Feuer und Flamme: Panathinaikos-Ex-Coach Rick Pitino in einem Derby ©Foto: AP/Petros Giannakouris

Basketball ist in Griechenland sehr populär, erst recht wenn Panathinaikos auf Piräus trifft. So wie am Freitag in der Euroleague, nachdem das Derby in der Liga dieses Jahr ausfällt.

Athen/Stuttgart - Im Fußball schwebt seit geraumer Zeit das Schreckgespenst einer Europaliga herum, womit sich Topteams wie die Bayern oder Dortmund im Zweifel klammheimlich aus der Bundesliga verabschieden könnten. Dieses Horrorszenario ist im Basketball schon Realität. Erstmals in dieser Saison: Da treffen an diesem Freitag Panathinaikos Athen und Olympiakos Piräus aufeinander, zum wohl heißesten Duell in Europa, das nicht ohne Grund „Derby der ewigen Feinde“ genannt wird. Es birgt dieses Mal sogar historischen Zündstoff. Denn in der nationalen Liga fällt das Aufeinandertreffen in dieser Saison flach. Hintergrund ist ein lang anhaltender Streit, wobei sich vor allem Olympiakos immer wieder vom Verband und den Schiedsrichtern benachteiligt fühlte, was letztendlich in dem Boykott eines Pokal-Derbys gipfelte, als die Spieler zur Pause einfach in der Kabine blieben. Das Ende von Klagelied: Piräus wurde vom Verband zum Zwangsabstieg verurteilt und spielt nun in der zweiten Liga mit einer besseren Reservemannschaft.

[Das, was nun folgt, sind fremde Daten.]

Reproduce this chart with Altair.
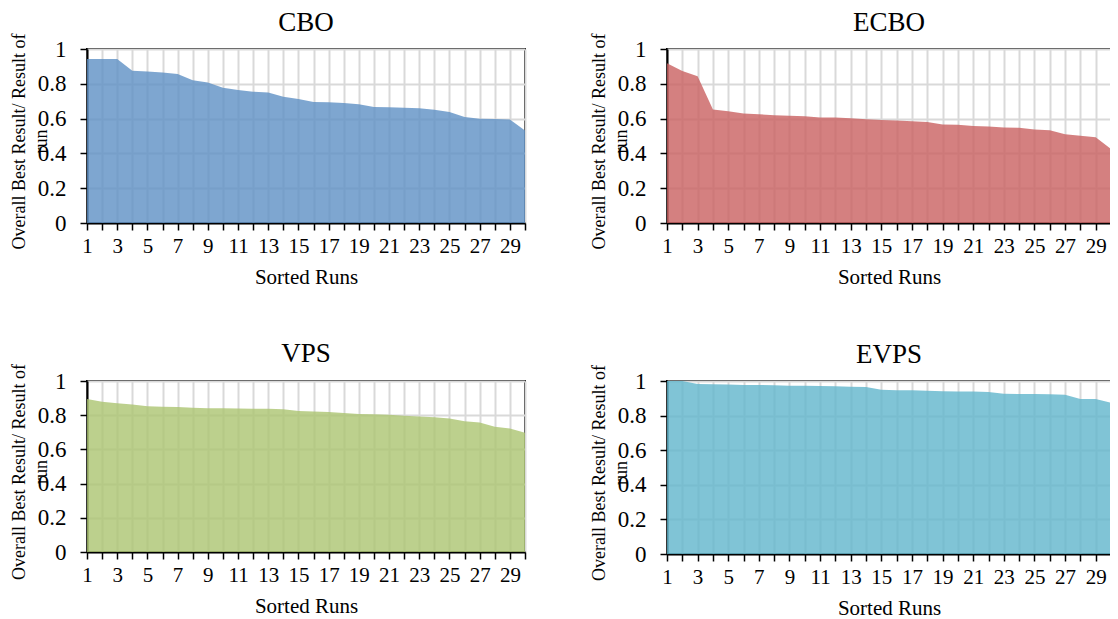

Die Top-Profis dagegen treten lediglich in der Königsklasse Euroleague an, also in jener geschlossenen Gesellschaft mit in dieser Saison erstmals 18 Mannschaften, wovon elf Clubs mit einer A-Lizenz gesetzt sind. Dazu gehören seit jeher die beiden griechischen Traditionsvereine, deren Rivalität historisch begründet ist. „Wer in einer Pana-Familie auf die Welt kommt, wird das sein Leben lang bleiben und umgekehrt“, berichtet der ehemalige deutsche Nationalspieler Michael Koch, der jahrelang für die Grün-Weißen gespielt hat. Und noch heute Gänsehaut bekommt, wenn er an die Derbys zurückdenkt. „Da sind schon mal Gegenstände geflogen oder ein Spieler bekam eine Platzwunde“, erinnert sich der heute 53-Jährige. „Wir hatten sogar mal einen amerikanischen Profi, der sich schlicht geweigert hat weiterzuspielen.“

Wenn Spieler einfach streiken

Das war allerdings in Saloniki, was die Sache nicht besser macht. Auch nicht, dass Koch betont: „Einen Spielabbruch hat es zu meiner Zeit nie gegeben.“ Stattdessen wurde ein Schiedsrichter eben mal kurzerhand getackert, wenn er von einer Münze am Kopf getroffen worden war. „Als Spieler musste man mental schon stark sein“, sagt Koch, vor allem in der Zeit, als auch noch Anhänger der Gäste in den beiden großen Hallen zugelassen waren. Da wurden zwischen den rivalisierenden Fangruppen immer Armee und Polizei postiert, dann waren einige Blöcke leer und auf der anderen Seite kamen schließlich die gehassten Gästefans, wobei Pyrotechnik zum Alltag gehörte. Knallkörper statt Klatschpappen.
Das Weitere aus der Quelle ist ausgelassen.